> _AIM_:
Repeat exactly the lines from the start of the material below up to and including the "const yTicks = [10, 100, 1000, 10000, 100000];" line.

> _STORED DATA_:
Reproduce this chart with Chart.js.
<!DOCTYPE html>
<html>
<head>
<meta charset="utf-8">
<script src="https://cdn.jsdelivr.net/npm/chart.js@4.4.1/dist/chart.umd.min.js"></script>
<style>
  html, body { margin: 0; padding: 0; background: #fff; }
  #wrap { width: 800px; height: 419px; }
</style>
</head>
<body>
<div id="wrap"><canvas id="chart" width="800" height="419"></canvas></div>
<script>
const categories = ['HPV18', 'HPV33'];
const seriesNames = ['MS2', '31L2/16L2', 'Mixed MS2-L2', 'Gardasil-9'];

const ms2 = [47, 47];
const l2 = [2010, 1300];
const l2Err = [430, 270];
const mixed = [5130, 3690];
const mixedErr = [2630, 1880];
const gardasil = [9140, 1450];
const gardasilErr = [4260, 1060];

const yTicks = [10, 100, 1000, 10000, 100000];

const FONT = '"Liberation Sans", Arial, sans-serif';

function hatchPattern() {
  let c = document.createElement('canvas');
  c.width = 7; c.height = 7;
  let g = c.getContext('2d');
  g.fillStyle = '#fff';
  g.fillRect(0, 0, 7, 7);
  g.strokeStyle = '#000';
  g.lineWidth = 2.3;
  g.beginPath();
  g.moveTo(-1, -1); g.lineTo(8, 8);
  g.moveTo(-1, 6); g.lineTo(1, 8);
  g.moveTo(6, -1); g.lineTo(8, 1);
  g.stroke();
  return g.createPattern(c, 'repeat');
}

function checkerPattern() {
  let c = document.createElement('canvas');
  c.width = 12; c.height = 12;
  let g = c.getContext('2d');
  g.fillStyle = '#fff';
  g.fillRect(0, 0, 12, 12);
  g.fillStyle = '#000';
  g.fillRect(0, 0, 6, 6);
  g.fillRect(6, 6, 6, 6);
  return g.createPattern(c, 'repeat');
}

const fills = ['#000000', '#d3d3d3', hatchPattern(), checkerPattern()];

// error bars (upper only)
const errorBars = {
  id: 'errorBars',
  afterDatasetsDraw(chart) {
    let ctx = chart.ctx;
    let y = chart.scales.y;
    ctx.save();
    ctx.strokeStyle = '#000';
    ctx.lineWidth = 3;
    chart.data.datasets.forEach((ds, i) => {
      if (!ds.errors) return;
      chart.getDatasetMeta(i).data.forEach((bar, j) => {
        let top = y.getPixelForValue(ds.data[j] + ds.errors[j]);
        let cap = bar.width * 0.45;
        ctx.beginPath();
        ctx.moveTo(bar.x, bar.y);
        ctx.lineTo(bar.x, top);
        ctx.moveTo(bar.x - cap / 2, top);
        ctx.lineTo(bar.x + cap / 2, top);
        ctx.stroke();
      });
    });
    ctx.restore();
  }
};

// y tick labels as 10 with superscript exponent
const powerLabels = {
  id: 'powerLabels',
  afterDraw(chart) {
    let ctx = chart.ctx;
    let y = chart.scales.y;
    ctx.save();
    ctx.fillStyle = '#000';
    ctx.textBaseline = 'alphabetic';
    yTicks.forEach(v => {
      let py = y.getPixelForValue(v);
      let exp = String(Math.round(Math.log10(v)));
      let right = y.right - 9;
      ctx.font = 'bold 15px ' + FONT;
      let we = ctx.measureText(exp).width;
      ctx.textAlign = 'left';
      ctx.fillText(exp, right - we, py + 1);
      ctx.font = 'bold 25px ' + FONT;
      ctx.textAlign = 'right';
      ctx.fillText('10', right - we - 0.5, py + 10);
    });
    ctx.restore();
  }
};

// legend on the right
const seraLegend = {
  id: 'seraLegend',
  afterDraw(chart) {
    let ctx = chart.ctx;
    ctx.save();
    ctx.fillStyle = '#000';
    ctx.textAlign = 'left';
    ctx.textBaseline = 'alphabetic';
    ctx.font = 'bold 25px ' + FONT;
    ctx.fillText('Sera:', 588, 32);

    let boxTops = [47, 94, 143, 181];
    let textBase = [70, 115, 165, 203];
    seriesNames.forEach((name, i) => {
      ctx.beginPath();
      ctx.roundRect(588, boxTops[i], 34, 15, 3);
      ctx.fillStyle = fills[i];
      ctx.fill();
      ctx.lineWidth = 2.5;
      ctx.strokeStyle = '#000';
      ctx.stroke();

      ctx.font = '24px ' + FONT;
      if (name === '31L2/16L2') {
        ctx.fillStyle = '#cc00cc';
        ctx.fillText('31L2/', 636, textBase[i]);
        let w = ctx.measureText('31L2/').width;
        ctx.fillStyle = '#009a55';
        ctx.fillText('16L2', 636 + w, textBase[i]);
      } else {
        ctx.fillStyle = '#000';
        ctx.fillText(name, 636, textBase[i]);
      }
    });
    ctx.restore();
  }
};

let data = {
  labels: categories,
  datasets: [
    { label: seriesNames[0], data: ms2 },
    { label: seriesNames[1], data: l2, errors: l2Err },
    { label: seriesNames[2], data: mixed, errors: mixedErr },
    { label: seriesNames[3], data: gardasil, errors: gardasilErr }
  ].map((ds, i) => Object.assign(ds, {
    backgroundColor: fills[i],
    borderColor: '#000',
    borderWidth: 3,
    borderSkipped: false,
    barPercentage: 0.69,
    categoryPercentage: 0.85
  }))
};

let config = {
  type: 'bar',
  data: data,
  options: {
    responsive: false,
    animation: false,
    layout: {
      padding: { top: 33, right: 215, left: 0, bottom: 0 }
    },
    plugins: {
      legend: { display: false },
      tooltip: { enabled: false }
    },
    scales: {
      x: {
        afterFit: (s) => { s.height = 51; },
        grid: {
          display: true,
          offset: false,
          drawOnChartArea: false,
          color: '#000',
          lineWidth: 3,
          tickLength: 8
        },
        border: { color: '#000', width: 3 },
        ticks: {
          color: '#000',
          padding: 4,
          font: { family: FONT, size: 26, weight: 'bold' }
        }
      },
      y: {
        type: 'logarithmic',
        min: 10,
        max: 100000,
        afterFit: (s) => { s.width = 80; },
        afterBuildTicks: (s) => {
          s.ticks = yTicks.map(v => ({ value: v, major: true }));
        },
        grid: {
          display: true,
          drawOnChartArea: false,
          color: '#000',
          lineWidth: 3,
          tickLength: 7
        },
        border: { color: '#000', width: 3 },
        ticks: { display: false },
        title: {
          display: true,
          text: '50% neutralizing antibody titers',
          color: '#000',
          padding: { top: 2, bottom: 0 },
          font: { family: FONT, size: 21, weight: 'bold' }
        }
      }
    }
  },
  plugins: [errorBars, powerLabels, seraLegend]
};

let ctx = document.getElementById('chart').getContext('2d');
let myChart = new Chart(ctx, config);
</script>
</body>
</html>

> _THE COMPLETED TASK_:
Reproduce this chart with Chart.js.
<!DOCTYPE html>
<html>
<head>
<meta charset="utf-8">
<script src="https://cdn.jsdelivr.net/npm/chart.js@4.4.1/dist/chart.umd.min.js"></script>
<style>
  html, body { margin: 0; padding: 0; background: #fff; }
  #wrap { width: 800px; height: 419px; }
</style>
</head>
<body>
<div id="wrap"><canvas id="chart" width="800" height="419"></canvas></div>
<script>
const categories = ['HPV18', 'HPV33'];
const seriesNames = ['MS2', '31L2/16L2', 'Mixed MS2-L2', 'Gardasil-9'];

const ms2 = [47, 47];
const l2 = [2010, 1300];
const l2Err = [430, 270];
const mixed = [5130, 3690];
const mixedErr = [2630, 1880];
const gardasil = [9140, 1450];
const gardasilErr = [4260, 1060];

const yTicks = [10, 100, 1000, 10000, 100000];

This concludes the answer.